REQUIREMENT :: Extract the lines of the material below, beginning with the first and ending with the line that holds "import matplotlib.pyplot as plt". Skip every picture.
§
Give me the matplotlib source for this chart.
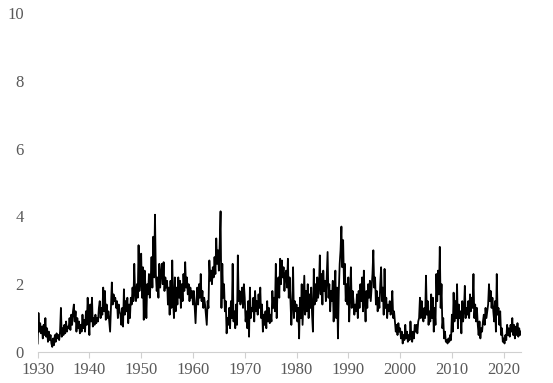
#!/usr/bin/env python3
import numpy as np
import matplotlib
matplotlib.use("Agg")
import matplotlib.pyplot as plt

# values, 6 points per year (every two months)
v1930s = [
    0.25, 1.15, 0.6, 0.85, 0.55, 0.75,
    0.4, 0.8, 0.5, 1.0, 0.45, 0.7,
    0.3, 0.6, 0.35, 0.5, 0.25, 0.15,
    0.4, 0.2, 0.5, 0.3, 0.55, 0.4,
    0.5, 0.35, 0.6, 1.3, 0.45, 0.7,
    0.5, 0.8, 0.55, 0.9, 0.6, 0.75,
    0.7, 1.0, 0.65, 1.1, 0.8, 1.2,
    1.4, 0.9, 1.2, 0.6, 1.0, 0.7,
    0.9, 0.55, 0.8, 0.6, 1.1, 0.7,
    0.95, 0.6, 1.2, 0.8, 1.6, 1.0,
]
v1940s = [
    0.5, 1.4, 0.9, 1.6, 0.75, 1.0,
    0.8, 1.1, 0.85, 1.0, 0.9, 1.3,
    1.5, 1.0, 1.3, 1.1, 1.9, 1.2,
    1.8, 0.95, 1.4, 1.0, 1.2, 0.9,
    0.6, 1.3, 2.05, 1.4, 1.7, 1.5,
    1.6, 1.3, 1.5, 1.0, 1.4, 1.2,
    1.1, 0.8, 1.3, 0.75, 1.85, 1.1,
    1.5, 1.2, 1.6, 0.85, 1.4, 1.0,
    1.6, 1.4, 1.9, 1.5, 2.6, 1.7,
    1.5, 2.0, 1.6, 3.15, 1.8, 2.2,
]
v1950s = [
    2.9, 1.6, 2.5, 0.95, 2.4, 1.9,
    1.0, 2.0, 1.7, 2.3, 1.6, 2.1,
    2.8, 1.9, 3.4, 2.2, 4.05, 2.3,
    1.8, 2.2, 1.6, 2.6, 1.9, 2.3,
    2.6, 2.0, 2.65, 1.8, 2.2, 1.9,
    2.1, 1.4, 1.9, 1.1, 2.1, 1.3,
    2.7, 1.5, 1.0, 2.2, 1.2, 1.9,
    1.4, 2.2, 1.6, 2.1, 1.3, 2.0,
    1.5, 2.3, 1.8, 2.65, 1.9, 2.2,
    1.7, 2.0, 1.5, 1.9, 1.6, 1.8,
]
v1960s = [
    1.4, 1.8, 1.3, 0.85, 1.5, 1.9,
    1.4, 2.0, 1.6, 2.3, 1.5, 1.8,
    1.3, 1.6, 1.4, 1.1, 0.8, 1.5,
    1.3, 2.7, 2.1, 2.4, 2.0, 2.5,
    2.2, 2.8, 2.3, 3.35, 2.6, 3.0,
    2.4, 3.2, 4.15, 1.3, 2.6, 1.6,
    2.0, 1.2, 1.5, 0.55, 1.0, 0.8,
    1.3, 0.7, 1.5, 1.0, 2.6, 0.9,
    1.2, 0.7, 1.4, 0.8, 2.85, 1.5,
    1.8, 1.4, 1.6, 1.9, 1.3, 2.0,
]
v1970s = [
    1.6, 0.9, 1.2, 0.7, 1.5, 0.45,
    1.9, 1.0, 1.3, 1.2, 1.6, 0.9,
    1.8, 1.2, 1.5, 1.1, 1.7, 1.3,
    1.9, 1.0, 1.4, 0.6, 1.1, 0.8,
    1.2, 0.7, 1.5, 0.9, 1.3, 0.85,
    1.1, 0.9, 1.8, 1.3, 1.6, 1.2,
    2.6, 1.0, 1.8, 2.2, 1.6, 2.75,
    2.0, 2.7, 2.2, 2.5, 1.8, 2.3,
    2.4, 1.9, 2.75, 1.6, 2.2, 1.5,
    0.8, 1.4, 2.5, 1.0, 1.5, 1.2,
]
v1980s = [
    1.4, 0.9, 1.3, 0.4, 1.6, 1.0,
    2.0, 0.8, 1.5, 2.25, 1.1, 1.8,
    1.2, 2.0, 1.0, 1.7, 1.3, 1.9,
    1.1, 0.6, 2.45, 1.4, 2.0, 1.5,
    2.2, 1.6, 1.9, 2.85, 1.7, 2.3,
    1.4, 2.4, 1.8, 2.1, 1.5, 2.2,
    2.95, 1.6, 2.0, 1.2, 1.8, 1.5,
    2.1, 0.9, 1.6, 2.4, 1.0, 1.9,
    0.4, 1.8, 2.6, 3.0, 3.7, 2.5,
    3.3, 2.0, 2.6, 1.5, 2.0, 1.4,
]
v1990s = [
    2.2, 0.9, 1.6, 2.5, 1.3, 1.8,
    1.5, 1.1, 1.4, 1.2, 1.7, 1.0,
    1.8, 1.3, 2.0, 1.5, 2.2, 1.2,
    2.4, 1.5, 0.9, 1.8, 1.3, 2.0,
    1.6, 2.1, 1.5, 1.9, 2.3, 3.0,
    1.9, 2.2, 1.4, 1.8, 1.2, 1.6,
    1.3, 2.0, 2.5, 1.5, 1.9, 1.1,
    2.45, 1.3, 1.6, 1.0, 1.4, 1.2,
    1.5, 1.1, 1.3, 1.8, 1.0, 1.2,
    0.9, 0.6, 0.8, 0.5, 0.85, 0.6,
]
v2000s = [
    0.7, 0.4, 0.6, 0.25, 0.5, 0.35,
    0.8, 0.4, 0.6, 0.3, 0.5, 0.35,
    0.9, 0.5, 0.3, 0.6, 0.4, 0.8,
    0.6, 0.8, 0.55, 0.9, 1.0, 1.6,
    1.0, 1.5, 1.1, 0.9, 1.3, 1.0,
    2.25, 1.1, 1.5, 0.8, 1.2, 0.9,
    1.7, 1.0, 1.6, 0.6, 1.3, 0.8,
    2.3, 1.5, 2.4, 1.7, 3.1, 1.3,
    2.0, 0.7, 1.0, 0.4, 0.6, 0.3,
    0.35, 0.25, 0.4, 0.3, 0.5, 0.35,
]
v2010s = [
    1.1, 0.6, 1.75, 0.9, 1.5, 1.0,
    2.0, 0.7, 1.4, 1.0, 1.2, 0.55,
    1.5, 0.9, 1.2, 1.95, 1.0, 1.3,
    1.1, 1.5, 1.0, 1.7, 1.2, 1.6,
    1.3, 2.3, 1.0, 1.4, 0.9, 1.3,
    0.8, 0.5, 0.9, 0.4, 0.7, 0.6,
    0.9, 1.1, 0.8, 1.3, 1.0, 1.2,
    1.4, 2.0, 1.5, 1.8, 1.3, 1.6,
    1.2, 0.9, 1.5, 0.6, 2.3, 1.1,
    1.3, 0.8, 1.2, 0.5, 0.7, 0.3,
]
v2020s = [
    0.4, 0.25, 0.5, 0.35, 0.8, 0.5,
    0.7, 0.45, 0.8, 0.6, 1.0, 0.5,
    0.8, 0.4, 0.75, 0.5, 0.85, 0.45,
    0.7, 0.5, 0.6,
]

start_year = 1930
x_ticks = list(range(1930, 2021, 10))
y_ticks = [0, 2, 4, 6, 8, 10]

values = v1930s + v1940s + v1950s + v1960s + v1970s + v1980s + v1990s + v2000s + v2010s + v2020s
years = start_year + np.arange(len(values)) / 6

plt.rcParams["font.family"] = ["Liberation Serif", "DejaVu Serif"]
grey = "#595959"

fig = plt.figure(figsize=(5.53, 3.83), dpi=100)
ax = fig.add_axes([0.068, 0.081, 0.874, 0.885])
ax.plot(years, values, color="black", linewidth=1.3)

ax.set_xlim(1930, years[-1])
ax.set_ylim(0, 10)
ax.set_xticks(x_ticks)
ax.set_yticks(y_ticks)

for side in ["top", "right", "left"]:
    ax.spines[side].set_visible(False)
ax.spines["bottom"].set_color("#d0d0d0")
ax.spines["bottom"].set_linewidth(0.8)

ax.tick_params(axis="x", colors="#d0d0d0", labelcolor=grey, labelsize=12,
               length=4, width=0.8, pad=3)
ax.tick_params(axis="y", length=0, labelcolor=grey, labelsize=12, pad=10)

fig.savefig("out.png", dpi=100)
§
FINAL RESULT ::
Give me the matplotlib source for this chart.
#!/usr/bin/env python3
import numpy as np
import matplotlib
matplotlib.use("Agg")
import matplotlib.pyplot as plt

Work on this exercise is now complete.